Com a carga bélica já afastada de Nagorno-Karabakh, um projeto de reconstrução em curso, Huseynov já se confrontou com a imagem presente da sua terra. Desolador..."É complicado falar sobre isso, só existe o nome da cidade, o resto são ruínas, de edifícios, casas. Por isso é que é a Hiroshima do século XXI. Eu nasci ali e fico feliz que depois de 30 anos o nosso exército tenha recuperado o território. Mas fui ver a casa onde nasci e não a encontrei. Não existe nada", revela. "Nunca perdemos a esperança e, finalmente, em 2020 conseguimos. Mas perderam-se muitas vidas, morreram muitos soldados, outros foram mártires, não podemos esquecer os nossos heróis, que garantiram que Aghdam seja hoje Azerbaijão. Espero pela reconstrução, será uma nova cidade. O presidente também anunciou a obra do novo estádio. É bom saber que o Qarabag vai voltar a jogar em casa mas ainda deve demorar", afiança.

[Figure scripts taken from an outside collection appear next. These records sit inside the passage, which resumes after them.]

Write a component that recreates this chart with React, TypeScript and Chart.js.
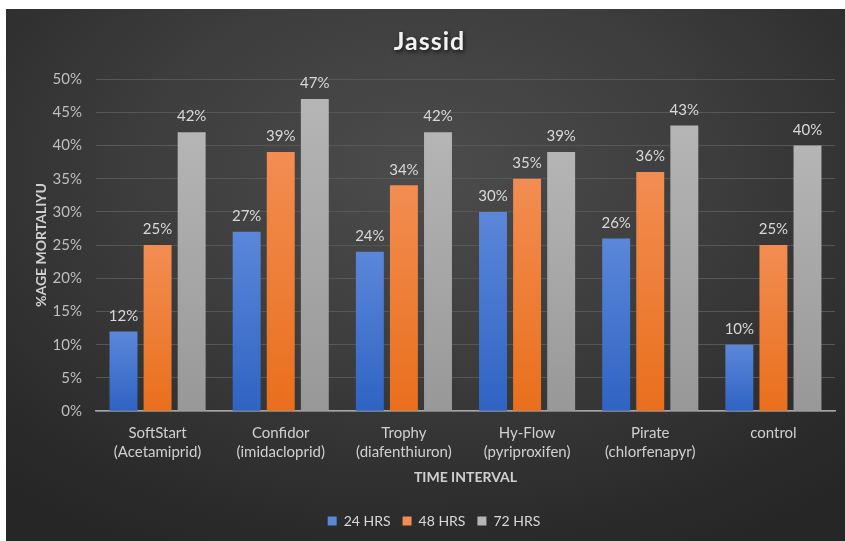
import { useEffect, useRef } from "react";
import { Chart, registerables } from "chart.js";

Chart.register(...registerables);

const categories: string[][] = [
  ["SoftStart", "(Acetamiprid)"],
  ["Confidor", "(imidacloprid)"],
  ["Trophy", "(diafenthiuron)"],
  ["Hy-Flow", "(pyriproxifen)"],
  ["Pirate", "(chlorfenapyr)"],
  ["control"],
];
const seriesNames = ["24 HRS", "48 HRS", "72 HRS"];
const hrs24 = [12, 27, 24, 30, 26, 10];
const hrs48 = [25, 39, 34, 35, 36, 25];
const hrs72 = [42, 47, 42, 39, 43, 40];
const yMax = 50;
const yStep = 5;

const FONT = "Lato, 'Open Sans', sans-serif";

// top / bottom colours of each series' bar gradient
const barColours: [string, string][] = [
  ["#5b87d9", "#2f63c3"],
  ["#f28d52", "#e96f1c"],
  ["#b5b5b5", "#989898"],
];

function barGradient(ctx: any, idx: number) {
  const chart = ctx.chart;
  const [top, bottom] = barColours[idx];
  const y = chart.scales?.y;
  if (!y || ctx.parsed == null) return bottom;
  const yTop = y.getPixelForValue(ctx.parsed.y);
  const yBot = y.getPixelForValue(0);
  if (!isFinite(yTop) || !isFinite(yBot) || yTop === yBot) return bottom;
  const g = chart.ctx.createLinearGradient(0, yTop, 0, yBot);
  g.addColorStop(0, top);
  g.addColorStop(1, bottom);
  return g;
}

// value labels above each bar
const valueLabels = {
  id: "valueLabels",
  afterDatasetsDraw(chart: any) {
    const c = chart.ctx;
    c.save();
    c.font = `15px ${FONT}`;
    c.fillStyle = "#d9d9d9";
    c.textAlign = "center";
    c.textBaseline = "bottom";
    chart.data.datasets.forEach((ds: any, i: number) => {
      const meta = chart.getDatasetMeta(i);
      meta.data.forEach((bar: any, j: number) => {
        c.fillText(`${ds.data[j]}%`, bar.x, bar.y - 8);
      });
    });
    c.restore();
  },
};

// chart heading with a soft drop shadow
const heading = {
  id: "heading",
  afterDraw(chart: any) {
    const c = chart.ctx;
    c.save();
    c.font = `bold 25px ${FONT}`;
    (c as any).letterSpacing = "1px";
    c.fillStyle = "#f2f2f2";
    c.textAlign = "center";
    c.textBaseline = "middle";
    c.shadowColor = "rgba(0,0,0,0.75)";
    c.shadowBlur = 4;
    c.shadowOffsetX = 1;
    c.shadowOffsetY = 2;
    c.fillText("Jassid", chart.width / 2 + 4, 33);
    c.restore();
  },
};

export default function App() {
  const ref = useRef<HTMLCanvasElement | null>(null);

  useEffect(() => {
    if (!ref.current) return;
    const data = [hrs24, hrs48, hrs72];
    const chart = new Chart(ref.current, {
      type: "bar",
      data: {
        labels: categories,
        datasets: seriesNames.map((name, i) => ({
          label: name,
          data: data[i],
          backgroundColor: (ctx: any) => barGradient(ctx, i),
          borderWidth: 0,
          categoryPercentage: 0.83,
          barPercentage: 0.82,
        })),
      },
      options: {
        animation: false,
        responsive: false,
        maintainAspectRatio: false,
        layout: { padding: { top: 70, left: 27, right: 10, bottom: 3 } },
        plugins: {
          title: { display: false },
          tooltip: { enabled: false },
          legend: {
            position: "bottom",
            labels: {
              color: "#d9d9d9",
              font: { family: FONT, size: 14 },
              boxWidth: 9,
              boxHeight: 9,
              padding: 12,
              generateLabels: (ch: any) =>
                ch.data.datasets.map((ds: any, i: number) => ({
                  text: ds.label,
                  fillStyle: barColours[i][0],
                  strokeStyle: barColours[i][0],
                  lineWidth: 0,
                  fontColor: "#d9d9d9",
                  datasetIndex: i,
                  hidden: false,
                })),
            },
          },
        },
        scales: {
          x: {
            grid: { display: false, drawTicks: false },
            border: { display: true, color: "#a6a6a6", width: 1.5 },
            ticks: {
              color: "#d0d0d0",
              font: { family: FONT, size: 15, lineHeight: 1.3 },
              padding: 12,
              maxRotation: 0,
              autoSkip: false,
            },
            title: {
              display: true,
              text: "TIME INTERVAL",
              color: "#d0d0d0",
              font: { family: FONT, size: 14, weight: "bold" },
              padding: { top: -5, bottom: 16 },
            },
          },
          y: {
            min: 0,
            max: yMax,
            grid: { color: "#575757", lineWidth: 1, drawTicks: false },
            border: { display: false },
            ticks: {
              stepSize: yStep,
              color: "#bfbfbf",
              font: { family: FONT, size: 15 },
              padding: 14,
              callback: (v: any) => `${v}%`,
            },
            title: {
              display: true,
              text: "%AGE MORTALIYU",
              color: "#d0d0d0",
              font: { family: FONT, size: 14, weight: "bold" },
              padding: { top: 0, bottom: 4 },
            },
            afterFit: (s: any) => {
              s.width = 63;
            },
          },
        },
      },
      plugins: [valueLabels, heading],
    });
    return () => chart.destroy();
  }, []);

  return (
    <div
      style={{
        position: "fixed",
        left: 6,
        top: 9,
        width: 839,
        height: 532,
        background:
          "radial-gradient(ellipse 75% 80% at 50% 30%, #4c4c4c 0%, #3d3d3d 45%, #2b2b2b 85%, #262626 100%)",
      }}
    >
      <canvas ref={ref} width={839} height={532} style={{ display: "block" }} />
    </div>
  );
}
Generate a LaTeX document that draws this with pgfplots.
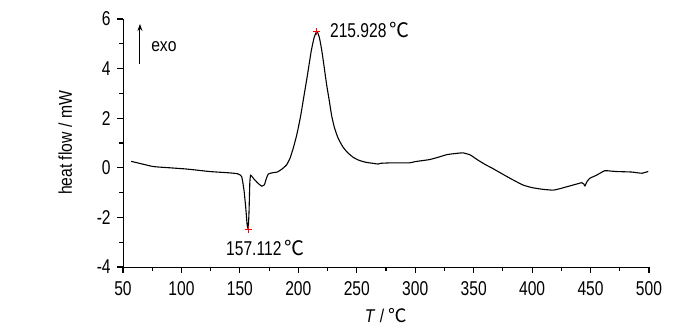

"São mais de 30 anos sem jogar em Aghdam, fomos passando por várias cidades, numa caminhada longa e difícil. Mas por cada cidade onde nos instalávamos éramos apoiados, nunca nos faltou amor e carinho dos azeris e a principal razão era o nome do clube. Ainda hoje sentimos isso. Hoje com uma equipa onde convivem diversas nacionalidades mas muita união, igual à equipa que tínhamos nos oitentas e noventas, mesmo feita por locais. Devemos isso ao treinador Gurbanov, alguém que dê uma atmosfera excecional a este clube, fez-nos crescer ano a ano com grandes resultados, até na Europa. A equipa tem conseguido feitos importantes e garanto que o segredo é o valor da união, que vai dos jogadores a todos os trabalhadores", realça, valorizando dez anos consecutivos em fases de grupos na UEFA.
"Estamos felizes pelos nossos jogos com essa tristeza no coração de representarmos uma cidade e uma região que não nos pertencia, estava ocupada. Jogávamos a 400 quilómetros de casa. Em cada grande vitória, havia sempre essa tristeza, por não esquecermos as raízes", ilustra Huseynov, refletindo sobre o significado de tanta perseverança. "A minha maior memória será sempre a frase de Asif Maharramov, outro herói nacional, quando eu tinha 17 ou 18 anos. Ele liderava o batalhão que estava junto do nosso estádio.
"Qarabag tem de viver, eu posso encontrar 11 mil soldados para combater mas não encontro 11 jogadores para manterem o nome do clube. Pensem só em jogar". Foi assim que nos impediu de combater, quando pedimos armas para ajudar", rebobina. "E hoje está aí a história que fizemos, representando o Azerbaijão ao máximo nível na Europa. Estou orgulhoso, os rivais interessam-se pela nossa história e pelo que aconteceu à região, porque jogamos em Baku e porque deixamos Aghdam. São informações que passamos ao mundo, as competições europeias têm sido muito importantes para nós."